----- Original Message ----- From: "Martin v. Loewis" <email@example.com> To: "François Pinard" <firstname.lastname@example.org> Cc: "Mark J. Nenadov" <email@example.com>;
firstname.lastname@example.org Sent: Monday, May 27, 2002 2:21 AM Subject: Re: [Python-Dev] Re: Stability and change
email@example.com (François Pinard) writes: > > I also use 2.0 as the lowest common denominator. > > Linguistic problem :-). Should we say "greatest" instead of "lowest"? > Granted that the greatest common denominator is not "greatest" in any
> way, but it is lower or equal than any of the things we consider. The
> "lowest" common denominator might be very close to nothing, might it
For any two natural numbers, the lowest common denominator is 1. Finding the greatest (largest?) common denominator is indeed what involves an algorithm.

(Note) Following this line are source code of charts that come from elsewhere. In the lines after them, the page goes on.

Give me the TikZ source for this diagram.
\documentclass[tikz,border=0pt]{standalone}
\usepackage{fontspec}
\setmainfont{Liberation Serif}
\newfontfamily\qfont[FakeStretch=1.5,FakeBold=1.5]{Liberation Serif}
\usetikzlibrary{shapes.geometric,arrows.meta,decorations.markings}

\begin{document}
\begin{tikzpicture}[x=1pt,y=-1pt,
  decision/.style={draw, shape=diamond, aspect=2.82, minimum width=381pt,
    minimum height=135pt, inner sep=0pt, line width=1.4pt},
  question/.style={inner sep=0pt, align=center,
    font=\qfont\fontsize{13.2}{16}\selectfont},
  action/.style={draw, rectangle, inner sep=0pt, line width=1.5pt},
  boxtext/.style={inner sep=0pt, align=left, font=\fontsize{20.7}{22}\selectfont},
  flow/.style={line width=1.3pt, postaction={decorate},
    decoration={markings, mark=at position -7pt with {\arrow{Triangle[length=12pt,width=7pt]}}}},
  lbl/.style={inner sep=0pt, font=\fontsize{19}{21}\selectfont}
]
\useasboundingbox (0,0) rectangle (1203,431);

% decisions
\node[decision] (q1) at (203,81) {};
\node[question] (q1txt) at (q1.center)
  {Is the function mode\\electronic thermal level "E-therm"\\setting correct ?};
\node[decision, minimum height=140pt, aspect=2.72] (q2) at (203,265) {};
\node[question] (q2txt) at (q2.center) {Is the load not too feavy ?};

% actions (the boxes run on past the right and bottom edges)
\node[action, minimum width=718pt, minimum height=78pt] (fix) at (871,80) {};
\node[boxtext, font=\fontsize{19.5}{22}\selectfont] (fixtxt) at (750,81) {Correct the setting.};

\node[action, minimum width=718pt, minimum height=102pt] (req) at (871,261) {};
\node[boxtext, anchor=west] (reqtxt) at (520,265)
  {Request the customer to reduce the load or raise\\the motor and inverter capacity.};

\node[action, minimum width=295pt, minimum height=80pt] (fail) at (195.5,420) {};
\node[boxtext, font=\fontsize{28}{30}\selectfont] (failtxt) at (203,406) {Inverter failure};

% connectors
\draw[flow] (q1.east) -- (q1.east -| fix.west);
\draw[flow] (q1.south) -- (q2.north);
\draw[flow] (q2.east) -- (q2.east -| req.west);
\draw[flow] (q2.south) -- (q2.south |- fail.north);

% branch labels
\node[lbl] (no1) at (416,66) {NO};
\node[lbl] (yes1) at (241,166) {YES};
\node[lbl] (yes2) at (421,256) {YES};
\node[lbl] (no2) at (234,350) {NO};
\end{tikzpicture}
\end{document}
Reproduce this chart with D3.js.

This terminology came from fractions. The canonical form of a fraction uses the lowest possible number as the denominator. When performing additive operations on fractions, the easiest way to proceed is to convert them to a form with the same number as a denominator. The usual choice is the lowest common denominator, which is the smallest number that can be used as the denominator in both fractions. This is the LCM (least common multiple) of the two denominators.
2/3 + 3/8 = 16/24 + 9/24 [24 being the LCD] = 25/24 = 1 1/24
It doesn't therefore (IMO) make much sense to talk about the lowest common denominator of any two natural numbers. The LCM, yes. The LCD, no.
It makes even less sense to talk about the lowest common denominator of Python implementations, except in the metaphorical sense Mark (I believe) intended.